With The Fed’s Economic Forecasts

 

 

2007Q3

2007Q4

2008Q1

2008Q2

2008Q3

2008Q4

Real GDP

3.9%

1.5%

1.6%

2.0%

2.5%

2.5%

PCE price index

1.7%

2.5%

1.8%

2.0%

2.0%

2.0%

Core PCE price index

1.8%

2.0%

1.9%

1.9%

1.8%

1.8%

 

For the same Q4/Q4 real GDP forecast in 2008, if the latter quarters were stronger, then the earlier quarters would have to be even weaker to have the same annual outcome.

 

 

Not a whole lot can be done with the inflation numbers in order to have a rational forecast reaching the Fed’s annual projection and incorporating recent information.
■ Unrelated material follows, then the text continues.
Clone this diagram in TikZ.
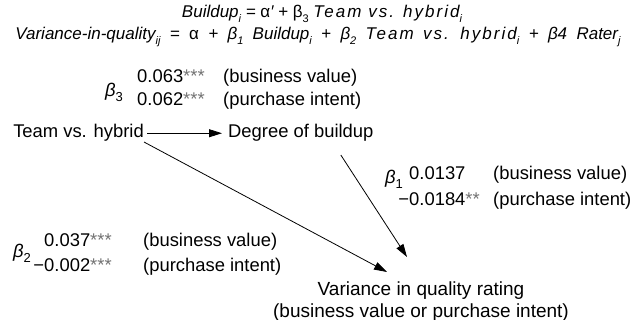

The Fed expects overall inflation to gradually come down from its current pace to end up below 2 percent annually. The implicit current pace is 2.5 percent annualized and the Fed appears to be counting on some help from a decline in energy prices in the first quarter to get a very favorable number for that period, one that would bring the annual figure below 2 percent if overall inflation is at 2 percent for the rest of the year.

 

 

For core PCE inflation, the Fed has an implicit starting point of 2 percent annualized growth for the current quarter. This does not leave much wiggle room for a forecast that results in a gradual easing in inflation to 1.8 percent. The Fed certainly would admit that quarterly numbers can jump around but the forecast seems to call for core inflation that has a slow trend downward.

 

 

Long-Term Economic Beliefs Implied in the Fed Forecasts

One of the primary reasons for the Fed to publish its forecasts more frequently is to get the public to better understand the Fed’s economic objectives. With the Fed publishing forecast that go out three years, the third year forecast is really more of a statement of objectives than a realistic forecast. For the most part, the third year forecast tells us the following:

 

  • The Fed sees long-term potential growth in real GDP as around 2.5 percent. This is lower than the 3 percent used not long ago.
  • The Fed sees overall inflation and core inflation running at the same rate in the long run.
  • The Fed has an implicit target for inflation of between 1-1/2 percent and 2 percent.

 

The idea is that if incoming economic data cause the forecasts to be missed, then monetary policy would be adjusted to bring the economy back in line with the long-term forecasts.

 

The bottom line

The bottom line is that the Fed is expecting very soft economic growth in the current quarter and in the first quarter of next year. Also, the Fed expects and is planning for overall and core inflation to eventually drop and stay below 2 percent annualized growth. While these numbers are relatively clear, what is not clear is what changes in monetary policy will result in these forecasts coming to fruition. When the forecasts are made, each governor and district president assumes what the appropriate monetary policy is over the forecast horizon. The forecasts may or may not include a cut in interest rates on December 11.